How do you know when you’ve created something valuable? How do you know when your marketing has really hit the mark? It isn’t just when your leads increase or your traffic goes up or your inbound links improve. Those are good measures, of course, with tangible business outcomes, but there’s another benchmark that I think says even more about your content:

How often it’s being stolen.

It’s fundamentally true that people don’t steal things which have no value. Almost every robbery in history has been about taking something of value to someone, be it art, gold, money, or resources of some kind.

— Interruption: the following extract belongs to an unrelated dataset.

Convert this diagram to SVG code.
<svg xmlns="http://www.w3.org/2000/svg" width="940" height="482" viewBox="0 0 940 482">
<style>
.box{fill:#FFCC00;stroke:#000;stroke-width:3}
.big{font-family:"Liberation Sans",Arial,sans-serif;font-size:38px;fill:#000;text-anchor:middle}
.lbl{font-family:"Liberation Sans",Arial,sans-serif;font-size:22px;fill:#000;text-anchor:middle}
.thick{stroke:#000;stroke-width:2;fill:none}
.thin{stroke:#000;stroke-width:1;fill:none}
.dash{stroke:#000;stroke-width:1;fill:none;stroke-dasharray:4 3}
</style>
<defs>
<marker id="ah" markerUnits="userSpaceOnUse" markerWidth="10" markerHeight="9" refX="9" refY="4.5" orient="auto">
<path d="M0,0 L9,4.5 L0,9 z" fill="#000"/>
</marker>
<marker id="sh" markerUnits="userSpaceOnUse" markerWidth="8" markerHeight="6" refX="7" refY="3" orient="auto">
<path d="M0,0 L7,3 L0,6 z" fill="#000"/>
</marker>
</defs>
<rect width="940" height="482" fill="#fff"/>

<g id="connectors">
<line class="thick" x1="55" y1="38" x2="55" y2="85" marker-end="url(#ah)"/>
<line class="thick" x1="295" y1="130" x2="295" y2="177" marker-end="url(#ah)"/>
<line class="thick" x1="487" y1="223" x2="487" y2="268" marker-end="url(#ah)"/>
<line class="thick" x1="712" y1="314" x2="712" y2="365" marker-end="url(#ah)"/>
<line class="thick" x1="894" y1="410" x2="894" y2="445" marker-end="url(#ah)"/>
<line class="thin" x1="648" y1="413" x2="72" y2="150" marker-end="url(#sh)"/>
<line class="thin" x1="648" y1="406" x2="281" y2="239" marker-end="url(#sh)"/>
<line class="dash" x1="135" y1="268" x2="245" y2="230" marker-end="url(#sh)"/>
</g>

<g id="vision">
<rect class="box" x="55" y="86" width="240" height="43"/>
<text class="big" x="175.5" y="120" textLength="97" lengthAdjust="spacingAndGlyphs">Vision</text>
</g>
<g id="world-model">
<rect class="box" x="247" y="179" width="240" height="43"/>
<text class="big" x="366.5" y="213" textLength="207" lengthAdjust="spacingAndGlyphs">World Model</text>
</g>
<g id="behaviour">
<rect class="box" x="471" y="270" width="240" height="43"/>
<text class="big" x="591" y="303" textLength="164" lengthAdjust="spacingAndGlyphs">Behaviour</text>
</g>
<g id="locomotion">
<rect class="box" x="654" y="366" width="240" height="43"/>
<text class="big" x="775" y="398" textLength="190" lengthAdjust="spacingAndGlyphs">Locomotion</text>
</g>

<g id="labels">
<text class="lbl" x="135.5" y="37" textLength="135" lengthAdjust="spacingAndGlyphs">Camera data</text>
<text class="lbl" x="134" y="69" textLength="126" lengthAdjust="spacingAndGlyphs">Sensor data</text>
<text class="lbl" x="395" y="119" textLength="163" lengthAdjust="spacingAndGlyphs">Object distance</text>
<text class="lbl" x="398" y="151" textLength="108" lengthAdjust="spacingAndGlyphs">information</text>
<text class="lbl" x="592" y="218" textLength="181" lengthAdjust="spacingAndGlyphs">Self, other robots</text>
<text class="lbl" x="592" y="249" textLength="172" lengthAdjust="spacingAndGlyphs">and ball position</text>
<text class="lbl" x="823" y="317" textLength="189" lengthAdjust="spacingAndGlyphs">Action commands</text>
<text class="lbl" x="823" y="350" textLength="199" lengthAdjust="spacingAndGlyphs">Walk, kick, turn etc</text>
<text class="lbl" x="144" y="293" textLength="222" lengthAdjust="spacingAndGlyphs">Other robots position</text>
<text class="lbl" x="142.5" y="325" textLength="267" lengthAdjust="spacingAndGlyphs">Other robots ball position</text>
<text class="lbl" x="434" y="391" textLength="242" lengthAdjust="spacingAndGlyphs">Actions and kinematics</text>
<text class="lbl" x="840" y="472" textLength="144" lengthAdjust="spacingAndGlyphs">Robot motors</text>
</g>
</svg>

Almost no one steals the boring, small pile of rocks at the end of your driveway. Almost no one steals the dandelions that grow in the public park. Almost no one steals a clearly broken appliance, or a clearly broken down car. (I say almost because there’s always some kind of exception to the rule.)

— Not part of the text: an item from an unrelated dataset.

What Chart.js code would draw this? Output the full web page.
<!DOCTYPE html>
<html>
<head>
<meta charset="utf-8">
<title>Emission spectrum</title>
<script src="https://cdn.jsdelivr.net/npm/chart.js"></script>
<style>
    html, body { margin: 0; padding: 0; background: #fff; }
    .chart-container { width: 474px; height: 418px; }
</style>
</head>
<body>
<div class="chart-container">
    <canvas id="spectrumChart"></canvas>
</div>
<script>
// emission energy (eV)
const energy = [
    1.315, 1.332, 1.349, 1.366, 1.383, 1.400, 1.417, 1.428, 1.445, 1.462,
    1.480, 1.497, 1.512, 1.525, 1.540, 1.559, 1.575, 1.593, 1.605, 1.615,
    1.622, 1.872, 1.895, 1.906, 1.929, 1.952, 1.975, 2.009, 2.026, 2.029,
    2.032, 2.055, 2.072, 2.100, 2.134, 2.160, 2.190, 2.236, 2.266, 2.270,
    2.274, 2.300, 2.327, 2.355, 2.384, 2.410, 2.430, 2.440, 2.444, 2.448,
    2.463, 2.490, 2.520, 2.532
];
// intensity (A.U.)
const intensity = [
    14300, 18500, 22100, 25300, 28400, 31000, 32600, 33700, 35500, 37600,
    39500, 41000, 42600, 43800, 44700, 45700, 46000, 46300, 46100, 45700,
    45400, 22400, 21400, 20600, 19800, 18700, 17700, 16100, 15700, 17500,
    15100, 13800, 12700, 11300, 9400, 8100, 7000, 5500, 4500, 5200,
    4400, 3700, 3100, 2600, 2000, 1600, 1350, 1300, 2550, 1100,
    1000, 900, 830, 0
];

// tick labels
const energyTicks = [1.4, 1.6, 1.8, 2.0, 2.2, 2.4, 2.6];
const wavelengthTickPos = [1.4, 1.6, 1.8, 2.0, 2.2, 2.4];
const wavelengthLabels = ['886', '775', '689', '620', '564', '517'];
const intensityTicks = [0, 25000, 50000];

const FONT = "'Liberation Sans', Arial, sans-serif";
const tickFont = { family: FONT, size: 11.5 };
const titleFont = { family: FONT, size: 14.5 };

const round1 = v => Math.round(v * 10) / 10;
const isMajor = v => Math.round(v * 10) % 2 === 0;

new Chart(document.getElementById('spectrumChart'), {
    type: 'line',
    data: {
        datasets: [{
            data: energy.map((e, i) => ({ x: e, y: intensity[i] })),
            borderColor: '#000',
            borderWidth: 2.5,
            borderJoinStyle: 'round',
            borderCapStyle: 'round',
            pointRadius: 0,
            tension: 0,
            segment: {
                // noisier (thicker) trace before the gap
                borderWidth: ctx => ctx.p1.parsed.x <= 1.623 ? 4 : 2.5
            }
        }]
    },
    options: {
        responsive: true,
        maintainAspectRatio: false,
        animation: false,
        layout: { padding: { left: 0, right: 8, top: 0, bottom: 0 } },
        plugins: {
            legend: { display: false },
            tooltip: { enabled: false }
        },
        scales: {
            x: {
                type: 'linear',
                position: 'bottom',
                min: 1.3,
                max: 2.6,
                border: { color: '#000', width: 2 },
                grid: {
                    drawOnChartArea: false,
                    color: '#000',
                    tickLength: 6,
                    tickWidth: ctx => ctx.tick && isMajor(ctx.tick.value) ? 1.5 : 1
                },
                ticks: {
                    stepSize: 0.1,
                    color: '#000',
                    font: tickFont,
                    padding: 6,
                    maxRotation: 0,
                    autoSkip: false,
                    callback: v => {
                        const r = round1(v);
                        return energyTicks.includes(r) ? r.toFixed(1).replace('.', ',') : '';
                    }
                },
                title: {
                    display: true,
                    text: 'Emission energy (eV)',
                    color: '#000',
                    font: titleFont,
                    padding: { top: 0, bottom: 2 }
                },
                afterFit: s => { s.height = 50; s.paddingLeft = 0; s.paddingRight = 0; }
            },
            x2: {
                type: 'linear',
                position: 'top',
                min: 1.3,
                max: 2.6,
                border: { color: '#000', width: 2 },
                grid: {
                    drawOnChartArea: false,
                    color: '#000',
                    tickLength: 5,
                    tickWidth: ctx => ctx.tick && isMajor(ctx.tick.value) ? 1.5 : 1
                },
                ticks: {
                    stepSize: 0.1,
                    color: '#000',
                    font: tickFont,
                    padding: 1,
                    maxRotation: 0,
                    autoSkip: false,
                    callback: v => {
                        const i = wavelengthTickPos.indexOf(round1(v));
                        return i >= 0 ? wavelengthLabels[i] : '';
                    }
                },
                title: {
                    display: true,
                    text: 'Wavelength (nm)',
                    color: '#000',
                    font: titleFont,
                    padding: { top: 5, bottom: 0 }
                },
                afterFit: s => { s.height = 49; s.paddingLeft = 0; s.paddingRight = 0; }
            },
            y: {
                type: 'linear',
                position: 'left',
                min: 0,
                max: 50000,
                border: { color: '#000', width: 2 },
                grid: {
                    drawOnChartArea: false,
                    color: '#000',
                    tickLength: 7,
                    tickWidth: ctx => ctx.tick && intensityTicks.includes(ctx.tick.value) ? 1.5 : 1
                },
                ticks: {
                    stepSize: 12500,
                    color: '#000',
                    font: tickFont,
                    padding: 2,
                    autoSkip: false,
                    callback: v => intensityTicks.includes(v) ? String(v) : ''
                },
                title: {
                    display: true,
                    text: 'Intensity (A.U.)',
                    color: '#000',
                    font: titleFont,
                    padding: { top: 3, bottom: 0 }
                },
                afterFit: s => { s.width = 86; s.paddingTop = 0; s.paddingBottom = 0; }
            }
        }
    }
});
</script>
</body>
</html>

The same is true of our content marketing. When was the last time anyone stole from you?

By steal, I mean to misappropriate in a way you didn’t intend that causes you some economic harm, however minor.

For example… someone who fills out a contact form with false information sees at least some value in our content, enough that they value filling out the form – just not with their actual data. The economic harm, of course, is in fake data that at a minimum you can’t use for marketing purposes.

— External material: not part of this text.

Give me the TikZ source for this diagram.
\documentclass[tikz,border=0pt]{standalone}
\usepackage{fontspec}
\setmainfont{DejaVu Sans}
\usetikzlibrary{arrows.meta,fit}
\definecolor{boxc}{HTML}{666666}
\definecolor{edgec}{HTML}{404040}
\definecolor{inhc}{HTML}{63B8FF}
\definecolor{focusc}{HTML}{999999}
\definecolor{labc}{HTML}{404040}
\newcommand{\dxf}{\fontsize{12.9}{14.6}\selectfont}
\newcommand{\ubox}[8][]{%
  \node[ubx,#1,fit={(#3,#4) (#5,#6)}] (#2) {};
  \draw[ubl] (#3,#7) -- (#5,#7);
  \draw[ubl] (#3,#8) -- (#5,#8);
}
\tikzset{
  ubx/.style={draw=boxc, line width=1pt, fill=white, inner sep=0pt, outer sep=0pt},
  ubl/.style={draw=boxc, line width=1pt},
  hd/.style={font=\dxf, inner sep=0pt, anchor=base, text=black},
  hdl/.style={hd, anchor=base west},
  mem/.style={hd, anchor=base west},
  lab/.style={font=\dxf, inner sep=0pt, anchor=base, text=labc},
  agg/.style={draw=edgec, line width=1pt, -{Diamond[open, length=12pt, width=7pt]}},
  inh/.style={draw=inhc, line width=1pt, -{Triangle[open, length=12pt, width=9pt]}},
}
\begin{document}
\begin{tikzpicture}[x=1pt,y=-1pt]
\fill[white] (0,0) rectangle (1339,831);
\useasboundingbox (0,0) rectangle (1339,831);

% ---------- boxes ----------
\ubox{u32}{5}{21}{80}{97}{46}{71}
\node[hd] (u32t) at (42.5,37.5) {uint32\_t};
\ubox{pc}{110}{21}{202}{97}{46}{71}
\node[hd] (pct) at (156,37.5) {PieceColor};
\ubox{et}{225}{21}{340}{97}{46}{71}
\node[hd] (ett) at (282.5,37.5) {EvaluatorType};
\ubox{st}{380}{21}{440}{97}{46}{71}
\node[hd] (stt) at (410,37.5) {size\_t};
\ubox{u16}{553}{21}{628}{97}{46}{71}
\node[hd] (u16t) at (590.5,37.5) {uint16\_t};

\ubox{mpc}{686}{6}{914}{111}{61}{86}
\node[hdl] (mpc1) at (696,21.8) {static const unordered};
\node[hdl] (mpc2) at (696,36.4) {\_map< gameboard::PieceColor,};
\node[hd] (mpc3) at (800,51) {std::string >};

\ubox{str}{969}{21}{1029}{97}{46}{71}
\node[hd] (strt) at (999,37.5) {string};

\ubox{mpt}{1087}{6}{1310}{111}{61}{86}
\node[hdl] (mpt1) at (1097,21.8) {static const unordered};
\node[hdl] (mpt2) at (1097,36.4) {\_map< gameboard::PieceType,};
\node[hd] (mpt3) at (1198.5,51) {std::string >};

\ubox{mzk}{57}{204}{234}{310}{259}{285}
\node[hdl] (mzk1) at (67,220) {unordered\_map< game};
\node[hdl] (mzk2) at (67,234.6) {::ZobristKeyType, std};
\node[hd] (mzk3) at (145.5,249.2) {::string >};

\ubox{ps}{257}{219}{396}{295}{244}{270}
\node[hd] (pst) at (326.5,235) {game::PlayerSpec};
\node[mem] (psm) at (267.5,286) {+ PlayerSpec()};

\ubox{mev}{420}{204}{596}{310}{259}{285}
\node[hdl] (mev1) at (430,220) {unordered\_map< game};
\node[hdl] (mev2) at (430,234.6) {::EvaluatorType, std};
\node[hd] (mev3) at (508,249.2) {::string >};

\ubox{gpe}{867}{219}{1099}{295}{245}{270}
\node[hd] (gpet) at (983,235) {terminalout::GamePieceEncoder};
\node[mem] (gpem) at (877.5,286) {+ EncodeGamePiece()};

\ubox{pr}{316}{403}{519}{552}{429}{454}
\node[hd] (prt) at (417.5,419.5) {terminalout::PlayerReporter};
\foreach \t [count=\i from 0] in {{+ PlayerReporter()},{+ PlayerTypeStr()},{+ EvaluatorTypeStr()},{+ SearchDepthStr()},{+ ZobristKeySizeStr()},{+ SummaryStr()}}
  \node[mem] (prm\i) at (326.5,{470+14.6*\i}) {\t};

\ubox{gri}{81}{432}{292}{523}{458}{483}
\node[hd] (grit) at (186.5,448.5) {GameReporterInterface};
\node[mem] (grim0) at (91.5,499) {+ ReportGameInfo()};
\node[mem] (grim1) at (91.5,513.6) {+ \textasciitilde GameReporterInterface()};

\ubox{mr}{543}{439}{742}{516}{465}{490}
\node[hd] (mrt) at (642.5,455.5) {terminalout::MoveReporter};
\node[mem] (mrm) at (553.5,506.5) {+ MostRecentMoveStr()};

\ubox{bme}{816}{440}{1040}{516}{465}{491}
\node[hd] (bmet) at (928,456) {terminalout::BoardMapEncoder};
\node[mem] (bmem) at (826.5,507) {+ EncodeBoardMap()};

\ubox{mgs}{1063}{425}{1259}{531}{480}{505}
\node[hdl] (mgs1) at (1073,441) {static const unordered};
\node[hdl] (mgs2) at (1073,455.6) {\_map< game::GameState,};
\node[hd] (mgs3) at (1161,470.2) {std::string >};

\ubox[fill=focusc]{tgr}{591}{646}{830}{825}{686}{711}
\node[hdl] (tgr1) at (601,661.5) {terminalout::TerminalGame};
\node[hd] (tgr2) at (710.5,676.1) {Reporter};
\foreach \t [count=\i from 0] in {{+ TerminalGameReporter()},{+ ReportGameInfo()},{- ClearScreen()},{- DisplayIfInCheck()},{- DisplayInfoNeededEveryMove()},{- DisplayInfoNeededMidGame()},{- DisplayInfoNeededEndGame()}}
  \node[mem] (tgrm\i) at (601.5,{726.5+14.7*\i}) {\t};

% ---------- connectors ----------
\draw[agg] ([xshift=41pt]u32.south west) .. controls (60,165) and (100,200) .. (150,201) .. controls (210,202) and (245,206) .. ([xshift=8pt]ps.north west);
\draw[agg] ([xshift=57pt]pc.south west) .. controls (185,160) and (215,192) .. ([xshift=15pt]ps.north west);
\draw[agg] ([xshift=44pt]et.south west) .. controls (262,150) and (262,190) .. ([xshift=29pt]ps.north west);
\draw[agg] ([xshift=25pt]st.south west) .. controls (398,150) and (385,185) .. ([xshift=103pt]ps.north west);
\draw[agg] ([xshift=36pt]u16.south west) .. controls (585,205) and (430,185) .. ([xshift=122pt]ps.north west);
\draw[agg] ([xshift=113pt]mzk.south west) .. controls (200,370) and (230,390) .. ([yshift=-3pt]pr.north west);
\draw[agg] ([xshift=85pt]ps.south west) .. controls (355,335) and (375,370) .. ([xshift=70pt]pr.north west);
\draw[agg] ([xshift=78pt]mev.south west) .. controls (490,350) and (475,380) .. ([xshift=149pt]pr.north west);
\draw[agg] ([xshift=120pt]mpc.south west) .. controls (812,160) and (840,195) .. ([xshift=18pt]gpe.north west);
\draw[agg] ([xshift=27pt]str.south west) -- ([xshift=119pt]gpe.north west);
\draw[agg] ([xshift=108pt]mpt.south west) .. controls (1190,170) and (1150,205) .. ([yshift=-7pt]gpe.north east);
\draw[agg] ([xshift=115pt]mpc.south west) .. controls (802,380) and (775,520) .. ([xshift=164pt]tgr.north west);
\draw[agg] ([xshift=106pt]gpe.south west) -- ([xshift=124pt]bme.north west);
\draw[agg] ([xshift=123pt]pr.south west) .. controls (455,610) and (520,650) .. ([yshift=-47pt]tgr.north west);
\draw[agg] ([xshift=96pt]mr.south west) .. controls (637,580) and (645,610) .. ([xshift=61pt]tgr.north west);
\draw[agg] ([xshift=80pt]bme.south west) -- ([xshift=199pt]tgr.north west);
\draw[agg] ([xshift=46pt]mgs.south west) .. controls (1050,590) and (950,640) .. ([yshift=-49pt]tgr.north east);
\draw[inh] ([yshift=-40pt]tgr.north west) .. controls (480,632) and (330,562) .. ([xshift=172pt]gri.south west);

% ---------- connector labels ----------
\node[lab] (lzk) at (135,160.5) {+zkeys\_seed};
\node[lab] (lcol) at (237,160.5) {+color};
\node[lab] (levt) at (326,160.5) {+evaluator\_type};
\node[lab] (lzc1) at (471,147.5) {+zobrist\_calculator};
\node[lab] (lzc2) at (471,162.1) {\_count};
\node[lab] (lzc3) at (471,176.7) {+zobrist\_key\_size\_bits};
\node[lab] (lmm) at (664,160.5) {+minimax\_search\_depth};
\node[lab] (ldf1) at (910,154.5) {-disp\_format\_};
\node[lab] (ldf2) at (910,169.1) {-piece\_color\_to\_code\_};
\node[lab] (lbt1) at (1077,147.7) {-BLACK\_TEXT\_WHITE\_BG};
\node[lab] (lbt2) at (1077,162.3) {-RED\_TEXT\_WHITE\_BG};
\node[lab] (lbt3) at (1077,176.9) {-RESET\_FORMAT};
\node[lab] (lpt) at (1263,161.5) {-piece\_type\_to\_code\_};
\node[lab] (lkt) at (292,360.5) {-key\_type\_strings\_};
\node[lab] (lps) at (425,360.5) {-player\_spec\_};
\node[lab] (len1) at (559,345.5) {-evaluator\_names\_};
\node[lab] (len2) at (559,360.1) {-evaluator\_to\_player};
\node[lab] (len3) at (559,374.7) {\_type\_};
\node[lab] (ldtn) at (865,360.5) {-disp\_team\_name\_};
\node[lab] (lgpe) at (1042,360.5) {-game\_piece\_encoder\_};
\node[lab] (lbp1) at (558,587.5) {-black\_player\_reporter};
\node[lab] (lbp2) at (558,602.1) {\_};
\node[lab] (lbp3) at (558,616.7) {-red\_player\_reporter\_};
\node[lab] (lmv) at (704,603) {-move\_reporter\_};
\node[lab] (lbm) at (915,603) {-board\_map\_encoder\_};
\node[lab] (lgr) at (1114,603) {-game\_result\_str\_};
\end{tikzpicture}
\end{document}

Another example… someone who scrapes our blog content and reposts it without our permission sees enough value in our content to make it worth scraping for their own site. The economic harm is someone else leveraging your efforts and content to benefit their marketing.

A third example, someone who downloads our stuff and reshares it outside of the ways we normally distribute it sees value in our content, enough to pirate it. The economic harm is a reduction in visible demand for traditional marketing efforts like lead generation form captures.

In all three cases, someone sees enough value in our content to misappropriate it.

Here’s the twist: that’s a good thing, in moderation. Let’s face it, our content marketing probably isn’t a massive revenue generator unless we’re literally a publisher. While people stealing our content might diminish our marketing metrics a little, it’s probably not going to ruin our KPIs entirely. More important, it’s a useful proxy for the value people see in our content. As we started out saying, almost no one steals anything that has no value.

So, if no one is stealing from you… it might be time to revisit how valuable your content really is. Make it so good that people can’t help but to help themselves to it in a way that you didn’t intend.